- [Record set]:
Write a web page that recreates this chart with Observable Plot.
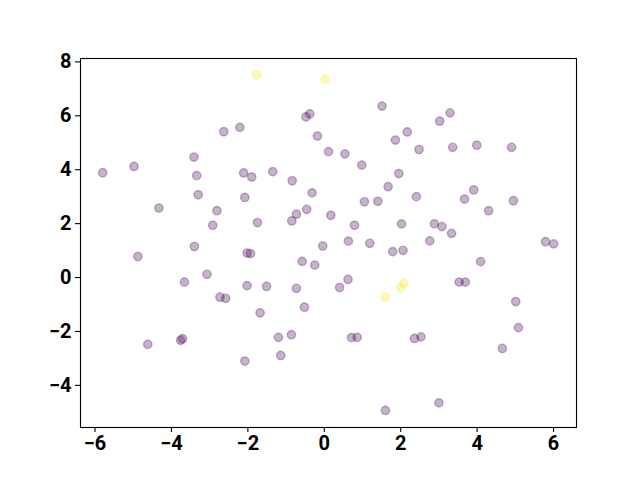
<!DOCTYPE html>
<html>
<head>
<meta charset="utf-8">
<script src="https://cdn.jsdelivr.net/npm/d3@7"></script>
<script src="https://cdn.jsdelivr.net/npm/@observablehq/plot@0.6"></script>
<style>
  html, body { margin: 0; padding: 0; background: #fff; }
</style>
</head>
<body>
<div id="chart"></div>
<script>
// Purple points (class 0)
const xPurple = [-2.63,-2.21,-3.41,-5.80,-4.98,-3.34,-2.11,-1.90,1.51,-0.48,-0.38,-0.18,1.86,2.17,0.11,0.54,0.98,-1.35,-0.84,1.95,1.67,
  3.29,3.02,2.48,3.36,3.99,4.90,
  -3.30,-2.08,-4.33,-2.81,-2.92,-3.40,-4.88,-2.02,-1.93,-3.07,-3.66,-2.02,-2.73,-2.58,
  -0.32,1.05,1.40,-0.46,-0.73,-0.85,0.17,-1.75,0.79,2.02,-0.04,0.63,1.19,1.79,2.06,-0.58,-0.25,-1.51,-0.73,0.40,0.62,
  2.41,3.91,3.67,4.95,4.30,2.88,3.08,3.33,2.76,5.79,6.00,4.09,3.53,3.69,5.01,
  -4.62,-3.76,-3.71,-2.08,
  -1.68,-0.52,-1.20,-0.86,-1.14,0.71,0.86,1.60,
  5.08,4.66,2.36,2.53,3.00];
const yPurple = [5.41,5.57,4.47,3.89,4.12,3.78,3.88,3.73,6.36,5.96,6.07,5.25,5.10,5.40,4.67,4.59,4.17,3.93,3.59,3.86,3.37,
  6.11,5.80,4.75,4.83,4.91,4.83,
  3.07,2.97,2.58,2.48,1.94,1.15,0.78,0.91,0.89,0.12,-0.17,-0.30,-0.73,-0.77,
  3.14,2.81,2.83,2.53,2.35,2.10,2.31,2.04,1.94,1.99,1.17,1.35,1.27,0.96,1.01,0.60,0.46,-0.33,-0.40,-0.37,-0.07,
  3.00,3.25,2.91,2.85,2.48,1.99,1.89,1.64,1.36,1.33,1.25,0.59,-0.17,-0.17,-0.89,
  -2.48,-2.33,-2.27,-3.10,
  -1.31,-1.10,-2.22,-2.12,-2.89,-2.23,-2.22,-4.93,
  -1.86,-2.63,-2.26,-2.20,-4.65];
// Yellow points (class 1)
const xYellow = [-1.77,0.02,1.59,2.00,2.08];
const yYellow = [7.52,7.36,-0.73,-0.38,-0.21];

const xTicks = [-6,-4,-2,0,2,4,6];
const yTicks = [-4,-2,0,2,4,6,8];

const data = [
  ...xPurple.map((x, i) => ({x, y: yPurple[i], c: 0})),
  ...xYellow.map((x, i) => ({x, y: yYellow[i], c: 1}))
];

const fmt = d => (d < 0 ? "\u2212" : "") + Math.abs(d);

const chart = Plot.plot({
  width: 640,
  height: 480,
  marginLeft: 80,
  marginRight: 64,
  marginTop: 58,
  marginBottom: 53,
  style: {fontFamily: "Roboto, 'Liberation Sans', sans-serif", fontSize: "20px", fontWeight: "bold", color: "black", background: "white", overflow: "visible"},
  x: {domain: [-6.38, 6.60]},
  y: {domain: [-5.563, 8.126]},
  color: {type: "linear", scheme: "viridis", domain: [0, 1]},
  marks: [
    Plot.dot(data, {x: "x", y: "y", r: 4.17, fill: "c", stroke: "c", fillOpacity: 0.3, strokeOpacity: 0.3, strokeWidth: 1.39}),
    Plot.frame({stroke: "black", strokeWidth: 1.1}),
    Plot.axisX({ticks: xTicks, tickFormat: fmt, tickSize: 5, tickPadding: 3, label: null, fontSize: 20, fontWeight: "bold", strokeWidth: 1.1}),
    Plot.axisY({ticks: yTicks, tickFormat: fmt, tickSize: 5, tickPadding: 4, label: null, fontSize: 20, fontWeight: "bold", strokeWidth: 1.1})
  ]
});
document.getElementById("chart").appendChild(chart);
</script>
</body>
</html>
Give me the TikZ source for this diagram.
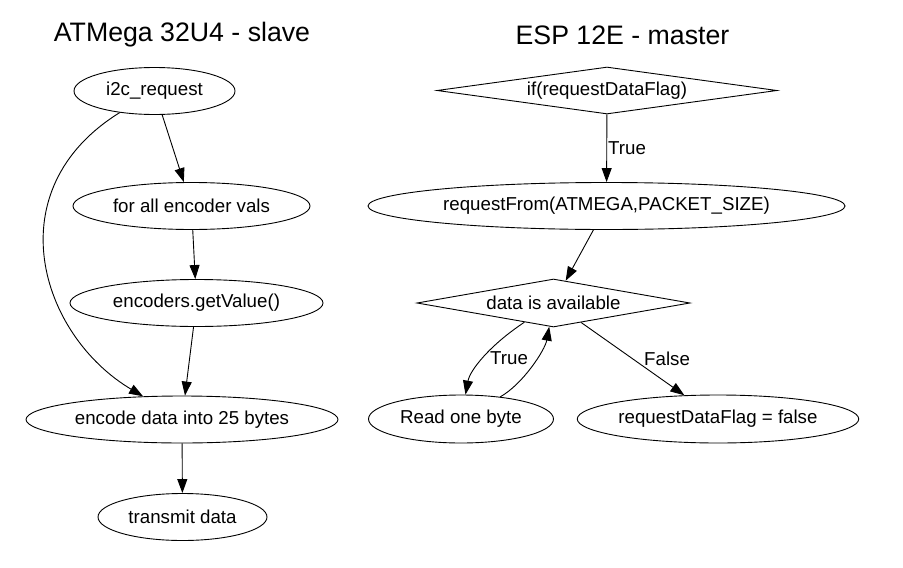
\documentclass[tikz,border=0pt]{standalone}
\usepackage{fontspec}
\setmainfont{Liberation Sans}
\usepackage{tikz}
\usetikzlibrary{arrows.meta}
\usetikzlibrary{shapes.geometric}
\begin{document}
\begin{tikzpicture}[>={Triangle[length=14pt,width=10pt]},x=1pt,y=-1pt,line width=0.9pt,
	oval/.style={ellipse,draw,inner sep=0pt,minimum height=47pt,font=\fontsize{18.7}{22}\selectfont},
	test/.style={diamond,draw,inner sep=0pt,minimum height=47pt,shape aspect=6,font=\fontsize{18.7}{22}\selectfont},
	heading/.style={font=\fontsize{26.7}{30}\selectfont},
	lbl/.style={font=\fontsize{18.7}{22}\selectfont,inner sep=1pt}]
			\useasboundingbox(0,0)rectangle(903,568);
			\node[heading](slave)at(182,35){ATMega 32U4 - slave};
			\node[heading](master)at(622.5,35){ESP 12E - master};
			\node[oval,minimum width=161pt](i2c)at(154.5,91){i2c\_request};
			\node[oval,minimum width=237pt](forall)at(191.5,206){for all encoder vals};
			\node[oval,minimum width=253pt](getval)at(196.5,303){encoders.getValue()};
			\node[oval,minimum width=312pt](encode)at(182,419.5){encode data into 25 bytes};
			\node[oval,minimum width=169pt](transmit)at(182.5,517){transmit data};
			\node[test,minimum width=340pt](flag)at(607,90.5){if(requestDataFlag)};
			\node[oval,minimum width=477pt](reqfrom)at(606.5,206){requestFrom(ATMEGA,PACKET\_SIZE)};
			\node[test,minimum width=273pt,minimum height=48pt](avail)at(553.5,303){data is available};
			\node[oval,minimum width=185pt,minimum height=48pt](readbyte)at(461,419){Read one byte};
			\node[oval,minimum width=281pt,minimum height=48pt](flagfalse)at(718,419){requestDataFlag = false};
			\draw[->](i2c)edge(forall);
			\draw[->](forall)edge(getval);
			\draw[->](getval)edge(encode);
			\draw[->](encode)edge(transmit);
			\draw[->](i2c) .. controls (-5,190) and (40,335) .. (encode);
			\draw[->](flag)edge node[lbl,right]{True}(reqfrom);
			\draw[->](reqfrom)edge(avail);
			\draw[->](avail)edge node[lbl,right,xshift=10pt]{False}(flagfalse);
			\draw[->](avail) .. controls (490,345) and (470,370) .. (readbyte) node[lbl,pos=0.5,right,xshift=5pt]{True};
			\draw[->](readbyte) .. controls (523,384) and (545,350) .. (avail);
		\end{tikzpicture}
\end{document}
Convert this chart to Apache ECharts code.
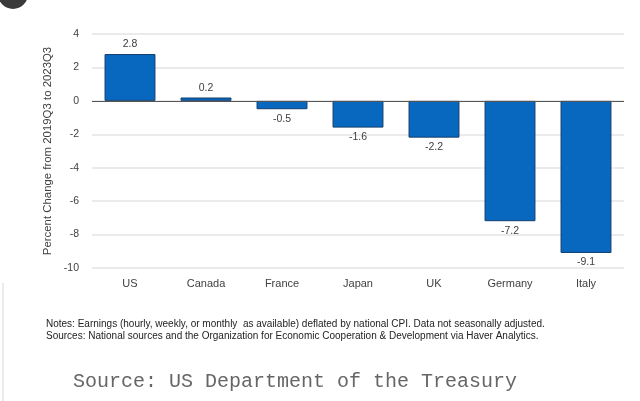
<!DOCTYPE html>
<html><head><meta charset="utf-8">
<script src="https://cdn.jsdelivr.net/npm/echarts@6/dist/echarts.min.js"></script>
<style>html,body{margin:0;padding:0;background:#fff}#c{width:640px;height:401px}</style>
</head><body><div id="c"></div>
<script>
const categories = ['US','Canada','France','Japan','UK','Germany','Italy'];
const values = [2.8, 0.2, -0.5, -1.6, -2.2, -7.2, -9.1];
const yTicks = {min: -10, max: 4, interval: 2};
const axisTitle = 'Percent Change from 2019Q3 to 2023Q3';
const notes = 'Notes: Earnings (hourly, weekly, or monthly  as available) deflated by national CPI. Data not seasonally adjusted.';
const sources = 'Sources: National sources and the Organization for Economic Cooperation & Development via Haver Analytics.';
const credit = 'Source: US Department of the Treasury';

const chart = echarts.init(document.getElementById('c'), null, {renderer: 'canvas'});
chart.setOption({
  animation: false,
  backgroundColor: '#fff',
  grid: {left: 92, right: 16, top: 34, bottom: 133},
  xAxis: {
    type: 'category', data: categories,
    axisLine: {show: false}, axisTick: {show: false},
    axisLabel: {color: '#404040', fontFamily: 'Liberation Sans, Arial', fontSize: 11, margin: 10, interval: 0}
  },
  yAxis: {
    type: 'value', min: yTicks.min, max: yTicks.max, interval: yTicks.interval,
    name: axisTitle, nameLocation: 'middle', nameGap: 36,
    nameTextStyle: {color: '#404040', fontFamily: 'Liberation Sans, Arial', fontSize: 11.4},
    axisLine: {show: false}, axisTick: {show: false},
    axisLabel: {color: '#404040', fontFamily: 'Liberation Sans, Arial', fontSize: 10.5, margin: 13},
    splitLine: {lineStyle: {color: '#e4e4e4', width: 1.5}}
  },
  series: [{
    type: 'bar', barWidth: '67%',
    data: values.map(v => ({value: v, label: {position: v >= 0 ? 'top' : 'bottom'}})),
    itemStyle: {color: '#0868c0', borderColor: '#123e6e', borderWidth: 1},
    label: {show: true, color: '#404040', fontFamily: 'Liberation Sans, Arial', fontSize: 10.5, distance: 4,
      formatter: p => p.value.toFixed(1)},
    markLine: {silent: true, symbol: 'none', label: {show: false},
      lineStyle: {color: '#555', width: 1, type: 'solid'}, data: [{yAxis: 0}]}
  }],
  graphic: [
    {type: 'circle', shape: {cx: 13, cy: -6, r: 15}, style: {fill: '#3a3a3a'}},
    {type: 'line', shape: {x1: 3, y1: 283, x2: 3, y2: 401}, style: {stroke: '#d8d8d8', lineWidth: 1}},
    {type: 'text', left: 46, top: 319, style: {text: notes, fill: '#222', font: '10px "Liberation Sans", Arial'}},
    {type: 'text', left: 46, top: 331, style: {text: sources, fill: '#222', font: '10px "Liberation Sans", Arial'}},
    {type: 'text', left: 73, top: 372, style: {text: credit, fill: '#666', font: '20px "Liberation Mono", "DejaVu Sans Mono", monospace'}}
  ]
});
</script></body></html>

- [Exercise objective]:
Return each full line of the entries that contains the word "this".

- [Output of the task]:
Write a web page that recreates this chart with Observable Plot.
Give me the TikZ source for this diagram.
Convert this chart to Apache ECharts code.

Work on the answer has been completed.